I recommend measuring performance for a range of matrix sizes. The data
should be able to tell you if there are performance differences at small
N that disappear with sufficiently large N or if there is a performance
difference that would persist regardless of how large one were to make N.
Again, I think it's better to look at trends as a function of N rather
than just looking at one data point. You can get better understanding
that way. Plus, it's cheaper! (Run time grows as N^3, so it's faster
to run many small Ns than to run one or two blockbuster Ns.)
Anyhow, one would think the data will indicate that large-N performance
is independent of the MPI implementation -- so long as you use the same
DGEMMs in both cases (and you say you're using MKL in both cases). But
this is an important assumption to check.
If it's a matter of small-N overheads taking the edge off your big-N
performance, then you could maybe start profiling small-N runs.
I am running on a 2.66 GHz Nehalem node. On this node, the turbo mode
and hyperthreading are enabled.
When I run LINPACK with Intel MPI, I get 82.68 GFlops without much
trouble.
When I ran with OpenMPI (I have OpenMPI 1.2.8 but my colleague was
using 1.3.2). I was using the same MKL libraries both with OpenMPI and
Intel MPI. But with OpenMPI, the best I got so far is 80.22 GFlops and
I could never achieve close to what I am getting with Intel MPI.

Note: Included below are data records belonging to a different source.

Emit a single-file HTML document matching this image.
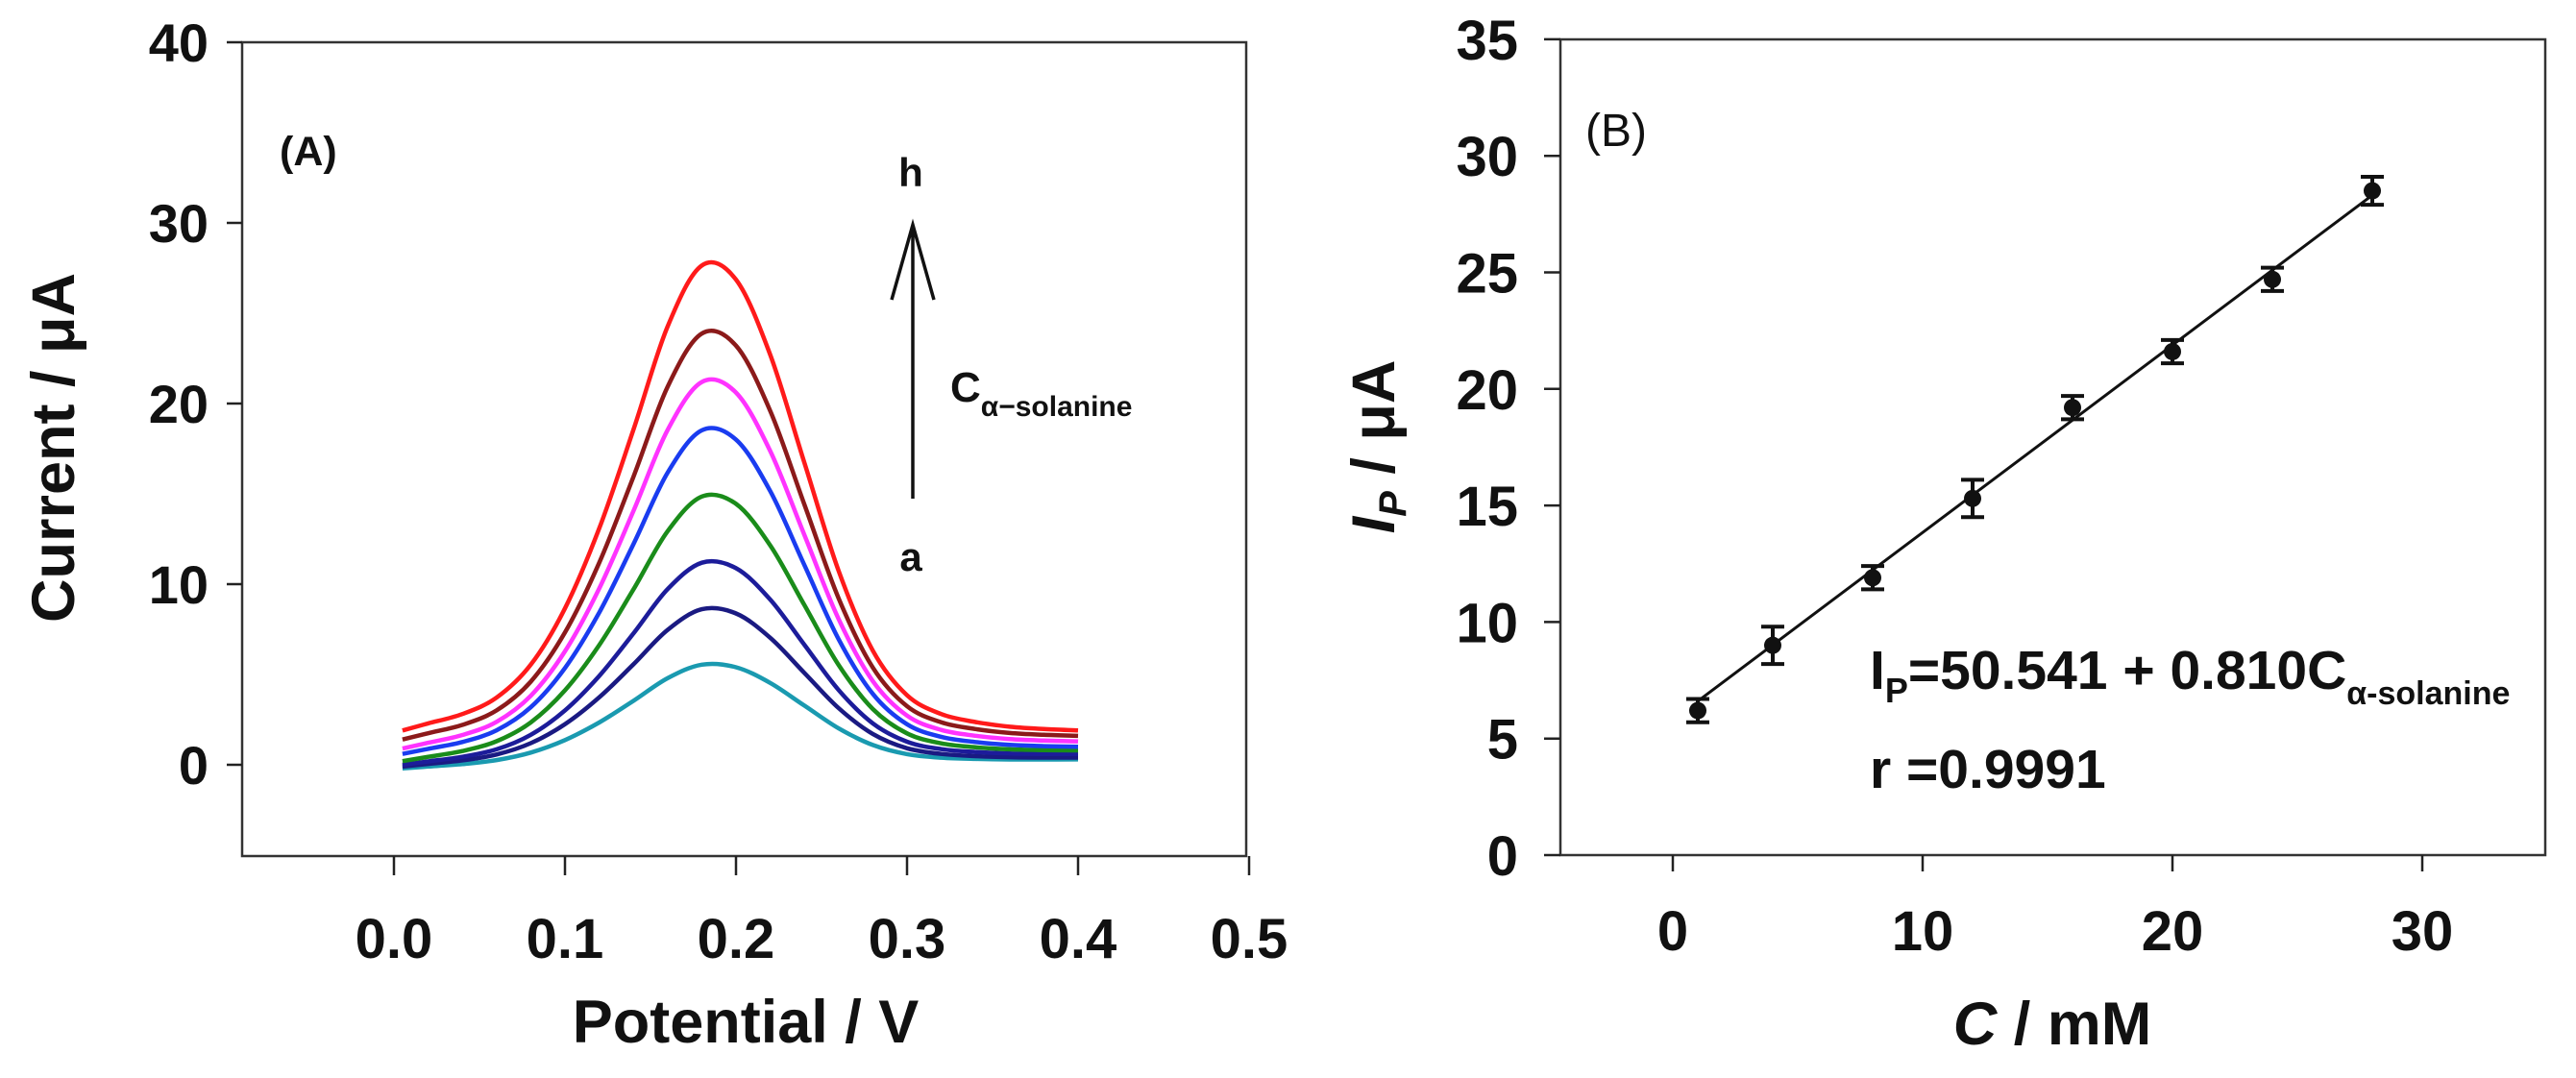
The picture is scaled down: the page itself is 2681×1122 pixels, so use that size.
<!DOCTYPE html>
<html><head><meta charset="utf-8">
<style>
html,body{margin:0;padding:0;background:#fff;}
svg{display:block;font-family:"Liberation Sans",Arial,sans-serif;}
</style></head>
<body>
<svg id="fig" width="2681" height="1122" viewBox="0 0 2681 1122">
  <rect width="2681" height="1122" fill="#fff"/>
</svg>
<script>
// ===== Panel A data =====
const potentials = [0.005,0.02,0.04,0.06,0.08,0.10,0.12,0.14,0.16,0.18,0.20,0.22,0.24,0.26,0.28,0.30,0.32,0.34,0.36,0.38,0.40];
const peakShape = [0,0.015,0.035,0.07,0.14,0.26,0.43,0.64,0.86,0.99,0.96,0.80,0.57,0.34,0.17,0.075,0.035,0.018,0.008,0.003,0];
const curveLabels = ['a','b','c','d','e','f','g','h'];
const peakCurrents = [5.6,8.7,11.3,15.0,18.7,21.4,24.1,27.9];
const startCurrents = [-0.2,-0.1,0.0,0.2,0.6,0.9,1.4,1.9];
const endCurrents = [0.3,0.4,0.6,0.8,1.0,1.3,1.6,1.9];
const curveColors = ['#1a9ab0','#1a1a82','#1c1c9a','#1a8c1a','#1a3cf0','#ff33ff','#8b1a1a','#ff1a1a'];
const xTicksA = [0.0,0.1,0.2,0.3,0.4,0.5];
const xTickLabelsA = ['0.0','0.1','0.2','0.3','0.4','0.5'];
const yTicksA = [0,10,20,30,40];
// ===== Panel B data =====
const concentrations = [1,4,8,12,16,20,24,28];
const peakCurrentsB = [6.2,9.0,11.9,15.3,19.2,21.6,24.7,28.5];
const errorsB = [0.5,0.8,0.5,0.8,0.5,0.5,0.5,0.6];
const fitSlope = [0.804];
const fitIntercept = [5.8];
const xTicksB = [0,10,20,30];
const yTicksB = [0,5,10,15,20,25,30,35];

const NS='http://www.w3.org/2000/svg';
const svg=document.getElementById('fig');
function mk(tag,attrs,parent){const e=document.createElementNS(NS,tag);for(const k in attrs)e.setAttribute(k,attrs[k]);(parent||svg).appendChild(e);return e;}

const xA=p=>410+1780*p;
const yA=v=>796-18.8*v;
const xB=c=>1741+26.0*c;
const yB=v=>890-24.26*v;

// ---------- Panel A ----------
const gA=mk('g',{});


const boxA=mk('rect',{x:252,y:44,width:1045,height:847,fill:'none',stroke:'#333',"stroke-width":2.5},gA);


yTicksA.forEach(v=>{
  const t=mk('line',{x1:236,x2:252,y1:yA(v),y2:yA(v),stroke:'#222',"stroke-width":2.5},gA);
  
  
  const l=mk('text',{x:217,y:yA(v)+20,"text-anchor":'end',"font-size":56,"font-weight":'bold',fill:'#111'},gA);
  l.textContent=String(v);
  
  
});
xTicksA.forEach((p,i)=>{
  const t=mk('line',{x1:xA(p),x2:xA(p),y1:891,y2:911,stroke:'#222',"stroke-width":2.5},gA);
  
  
  const l=mk('text',{x:xA(p),y:997,"text-anchor":'middle',"font-size":58,"font-weight":'bold',fill:'#111'},gA);
  l.textContent=xTickLabelsA[i];
  
  
});
function smoothPath(pts){
  let d='M'+pts[0][0].toFixed(1)+','+pts[0][1].toFixed(1);
  for(let i=0;i<pts.length-1;i++){
    const p0=pts[i-1]||pts[i],p1=pts[i],p2=pts[i+1],p3=pts[i+2]||p2;
    const c1=[p1[0]+(p2[0]-p0[0])/6,p1[1]+(p2[1]-p0[1])/6];
    const c2=[p2[0]-(p3[0]-p1[0])/6,p2[1]-(p3[1]-p1[1])/6];
    d+=' C'+c1[0].toFixed(1)+','+c1[1].toFixed(1)+' '+c2[0].toFixed(1)+','+c2[1].toFixed(1)+' '+p2[0].toFixed(1)+','+p2[1].toFixed(1);
  }
  return d;
}
const pMax=potentials[potentials.length-1], pMin=potentials[0];
curveLabels.forEach((lab,k)=>{
  const base=p=>startCurrents[k]+(endCurrents[k]-startCurrents[k])*(p-pMin)/(pMax-pMin);
  const amp=peakCurrents[k]-base(0.183);
  const pts=potentials.map((p,i)=>[xA(p),yA(base(p)+amp*peakShape[i])]);
  const path=mk('path',{d:smoothPath(pts),fill:'none',stroke:curveColors[k],"stroke-width":4.5,"stroke-linejoin":'round'},gA);
  
  
});
let t;
t=mk('text',{x:291,y:172,"font-size":43,"font-weight":'bold',fill:'#111'},gA);t.textContent='(A)';


t=mk('text',{x:948,y:194,"text-anchor":'middle',"font-size":42,"font-weight":'bold',fill:'#111'},gA);t.textContent='h';


t=mk('text',{x:948,y:594,"text-anchor":'middle',"font-size":42,"font-weight":'bold',fill:'#111'},gA);t.textContent='a';


const arr=mk('path',{d:'M950,519 L950,234 M928,312 L950,234 L972,312',fill:'none',stroke:'#111',"stroke-width":3.5},gA);


t=mk('text',{x:989,y:418,"font-size":44,"font-weight":'bold',fill:'#111'},gA);
t.innerHTML='C<tspan font-size="30" dy="15">α−solanine</tspan>';


t=mk('text',{x:776,y:1085,"text-anchor":'middle',"font-size":63,"font-weight":'bold',fill:'#111'},gA);t.textContent='Potential / V';


t=mk('text',{x:0,y:0,"text-anchor":'middle',"font-size":63,"font-weight":'bold',fill:'#111',transform:'translate(77,466) rotate(-90)'},gA);t.textContent='Current / μA';



// ---------- Panel B ----------
const gB=mk('g',{});


const boxB=mk('rect',{x:1624,y:41,width:1025,height:849,fill:'none',stroke:'#333',"stroke-width":2.5},gB);


yTicksB.forEach(v=>{
  const tk=mk('line',{x1:1607,x2:1624,y1:yB(v),y2:yB(v),stroke:'#222',"stroke-width":2.5},gB);
  
  
  const l=mk('text',{x:1580,y:yB(v)+21,"text-anchor":'end',"font-size":58,"font-weight":'bold',fill:'#111'},gB);
  l.textContent=String(v);
  
  
});
xTicksB.forEach(c=>{
  const tk=mk('line',{x1:xB(c),x2:xB(c),y1:890,y2:907,stroke:'#222',"stroke-width":2.5},gB);
  
  
  const l=mk('text',{x:xB(c),y:989,"text-anchor":'middle',"font-size":58,"font-weight":'bold',fill:'#111'},gB);
  l.textContent=String(c);
  
  
});
const c0=concentrations[0],c1=concentrations[concentrations.length-1];
const fit=mk('line',{x1:xB(c0),y1:yB(fitIntercept[0]+fitSlope[0]*c0),x2:xB(c1),y2:yB(fitIntercept[0]+fitSlope[0]*c1),stroke:'#111',"stroke-width":3},gB);


concentrations.forEach((c,i)=>{
  const x=xB(c),y=yB(peakCurrentsB[i]),yt=yB(peakCurrentsB[i]+errorsB[i]),yb=yB(peakCurrentsB[i]-errorsB[i]);
  const eb=mk('path',{d:`M${x},${yt} L${x},${yb} M${x-12},${yt} L${x+12},${yt} M${x-12},${yb} L${x+12},${yb}`,fill:'none',stroke:'#111',"stroke-width":4},gB);
  
  
  const pt=mk('circle',{cx:x,cy:y,r:9,fill:'#111'},gB);
  
  
});
t=mk('text',{x:1650,y:152,"font-size":48,fill:'#111'},gB);t.textContent='(B)';


t=mk('text',{x:1946,y:717,"font-size":57,"font-weight":'bold',fill:'#111'},gB);
t.innerHTML='I<tspan font-size="36" dy="14">P</tspan><tspan dy="-14">=50.541 + 0.810C</tspan><tspan font-size="34" dy="16">α-solanine</tspan>';


t=mk('text',{x:1946,y:820,"font-size":57,"font-weight":'bold',fill:'#111'},gB);t.textContent='r =0.9991';


t=mk('text',{x:2136,y:1087,"text-anchor":'middle',"font-size":63,"font-weight":'bold',fill:'#111'},gB);
t.innerHTML='<tspan font-style="italic">C</tspan> / mM';


t=mk('text',{x:0,y:0,"text-anchor":'middle',"font-size":63,"font-weight":'bold',fill:'#111',transform:'translate(1451,465) rotate(-90)'},gB);
t.innerHTML='<tspan font-style="italic">I</tspan><tspan font-style="italic" font-size="40" dy="12">P</tspan><tspan dy="-12"> / μA</tspan>';


</script>
</body></html>
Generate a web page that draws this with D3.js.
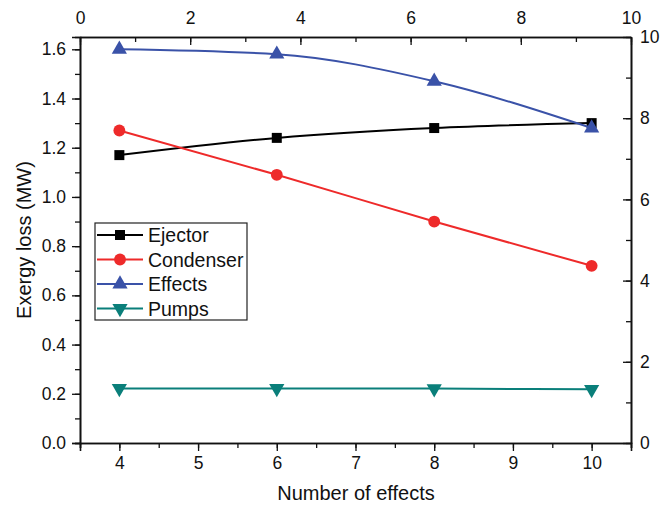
<!DOCTYPE html>
<html>
<head>
<meta charset="utf-8">
<script src="https://cdn.jsdelivr.net/npm/d3@7"></script>
<style>
  body { margin: 0; background: #fff; }
  svg text { font-family: Arial, "Liberation Sans", sans-serif; fill: #111; }
</style>
</head>
<body>
<svg id="chart" width="671" height="509"></svg>
<script>
// data
const effects = [4, 6, 8, 10];
const ejector = [1.17, 1.24, 1.28, 1.30];
const condenser = [1.27, 1.09, 0.90, 0.72];
const effectsLoss = [1.60, 1.58, 1.47, 1.28];
const pumps = [0.222, 0.222, 0.221, 0.218];

const seriesNames = ["Ejector", "Condenser", "Effects", "Pumps"];
const seriesValues = [ejector, condenser, effectsLoss, pumps];
const seriesColors = ["#000000", "#ee2a2a", "#3a52a8", "#0a7f7a"];
const seriesSymbols = [d3.symbolSquare, d3.symbolCircle, d3.symbolTriangle, "down"];

const leftTicks = [0, 0.2, 0.4, 0.6, 0.8, 1.0, 1.2, 1.4, 1.6];
const bottomTicks = [4, 5, 6, 7, 8, 9, 10];
const topTicks = [0, 2, 4, 6, 8, 10];
const rightTicks = [0, 2, 4, 6, 8, 10];

const margin = {left: 80, right: 40, top: 37, bottom: 66};
const width = 671, height = 509;

const svg = d3.select("#chart");

const x = d3.scaleLinear().domain([3.5, 10.5]).range([margin.left, width - margin.right]);
const y = d3.scaleLinear().domain([0, 1.65]).range([height - margin.bottom, margin.top]);
const xTop = d3.scaleLinear().domain([0, 10]).range([margin.left, width - margin.right]);
const yRight = d3.scaleLinear().domain([0, 10]).range([height - margin.bottom, margin.top]);

function styleAxis(g) {
    g.selectAll("path.domain").attr("stroke", "#111").attr("stroke-width", 1.6);
    g.selectAll(".tick line").attr("stroke", "#111").attr("stroke-width", 1.3);
    g.selectAll(".tick text").attr("font-size", 17.5).attr("fill", "#111");
}

// minor ticks first, majors on top
svg.append("g")
    .attr("transform", `translate(0,${height - margin.bottom})`)
    .call(d3.axisBottom(x).tickValues(d3.range(3.5, 10.51, 0.5)).tickSize(5).tickFormat(""))
    .call(styleAxis);
svg.append("g")
    .attr("transform", `translate(0,${height - margin.bottom})`)
    .call(d3.axisBottom(x).tickValues(bottomTicks).tickSize(8).tickPadding(6).tickFormat(d3.format("d")))
    .call(styleAxis);

svg.append("g")
    .attr("transform", `translate(${margin.left},0)`)
    .call(d3.axisLeft(y).tickValues(d3.range(0, 1.651, 0.1)).tickSize(5).tickFormat(""))
    .call(styleAxis);
svg.append("g")
    .attr("transform", `translate(${margin.left},0)`)
    .call(d3.axisLeft(y).tickValues(leftTicks).tickSize(8).tickPadding(6).tickFormat(d3.format(".1f")))
    .call(styleAxis);

svg.append("g")
    .attr("transform", `translate(0,${margin.top})`)
    .call(d3.axisTop(xTop).tickValues(d3.range(0, 10.1, 1)).tickSizeInner(-5).tickSizeOuter(0).tickFormat(""))
    .call(styleAxis);
svg.append("g")
    .attr("transform", `translate(0,${margin.top})`)
    .call(d3.axisTop(xTop).tickValues(topTicks).tickSizeInner(-8).tickSizeOuter(0).tickPadding(13).tickFormat(d3.format("d")))
    .call(styleAxis);

svg.append("g")
    .attr("transform", `translate(${width - margin.right},0)`)
    .call(d3.axisRight(yRight).tickValues(d3.range(0, 10.1, 1)).tickSizeInner(-5).tickSizeOuter(0).tickFormat(""))
    .call(styleAxis);
svg.append("g")
    .attr("transform", `translate(${width - margin.right},0)`)
    .call(d3.axisRight(yRight).tickValues(rightTicks).tickSizeInner(-8).tickSizeOuter(0).tickPadding(9).tickFormat(d3.format("d")))
    .call(styleAxis);

function markerPath(sym, size) {
    if (sym === "down") {
        return d3.symbol().type(d3.symbolTriangle).size(size)();
    }
    return d3.symbol().type(sym).size(size)();
}

const line = d3.line()
    .x((d, i) => x(effects[i]))
    .y(d => y(d))
    .curve(d3.curveMonotoneX);

seriesValues.forEach((vals, s) => {
    svg.append("path")
        .datum(vals)
        .attr("fill", "none")
        .attr("stroke", seriesColors[s])
        .attr("stroke-width", 2)
        .attr("d", line);

    svg.append("g").selectAll("path")
        .data(vals)
        .enter().append("path")
        .attr("d", markerPath(seriesSymbols[s], s === 1 ? 110 : 100))
        .attr("transform", (d, i) => `translate(${x(effects[i])},${y(d)})` + (seriesSymbols[s] === "down" ? " rotate(180)" : ""))
        .attr("fill", seriesColors[s]);
});

// legend
const legend = svg.append("g").attr("transform", "translate(95,223)");
legend.append("rect")
    .attr("width", 152).attr("height", 97)
    .attr("fill", "#fff").attr("stroke", "#222").attr("stroke-width", 1.2);
seriesNames.forEach((name, s) => {
    const ly = 12 + s * 24.5;
    legend.append("line")
        .attr("x1", 2).attr("x2", 48).attr("y1", ly).attr("y2", ly)
        .attr("stroke", seriesColors[s]).attr("stroke-width", 2);
    legend.append("path")
        .attr("d", markerPath(seriesSymbols[s], s === 1 ? 110 : 100))
        .attr("transform", `translate(25,${ly})` + (seriesSymbols[s] === "down" ? " rotate(180)" : ""))
        .attr("fill", seriesColors[s]);
    legend.append("text")
        .attr("x", 53).attr("y", ly + 7)
        .attr("font-size", 19.5)
        .text(name);
});

// axis titles
svg.append("text")
    .attr("x", 356)
    .attr("y", 500)
    .attr("text-anchor", "middle")
    .attr("font-size", 20)
    .text("Number of effects");

svg.append("text")
    .attr("transform", `translate(31,${(margin.top + height - margin.bottom) / 2}) rotate(-90)`)
    .attr("text-anchor", "middle")
    .attr("font-size", 20)
    .text("Exergy loss (MW)");
</script>
</body>
</html>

Here are muy options with OpenMPI:
mpirun -n 8 --machinefile hf --mca rmaps_rank_file_path rankfile --mca
coll_sm_info_num_procs 8 --mca btl self,sm -mca mpi_leave_pinned 1
./xhpl_ompi
Here is my rankfile:
at rankfile
rank 0=i02n05 slot=0
rank 1=i02n05 slot=1
rank 2=i02n05 slot=2
rank 3=i02n05 slot=3
rank 4=i02n05 slot=4
rank 5=i02n05 slot=5
rank 6=i02n05 slot=6
rank 7=i02n05 slot=7
In this case the physical cores are 0-7 while the additional logical
processors with hyperthreading are 8-15.
With "top" command, I could see all the 8 tasks are running on 8
different physical cores. I did not see
2 MPI tasks running on the same physical core. Also, the program is
not paging as the problem size
fits in the meory.
Do you have any ideas how I can improve the performance so that it
matches with Intel MPI performance?
Any suggestions will be greatly appreciated.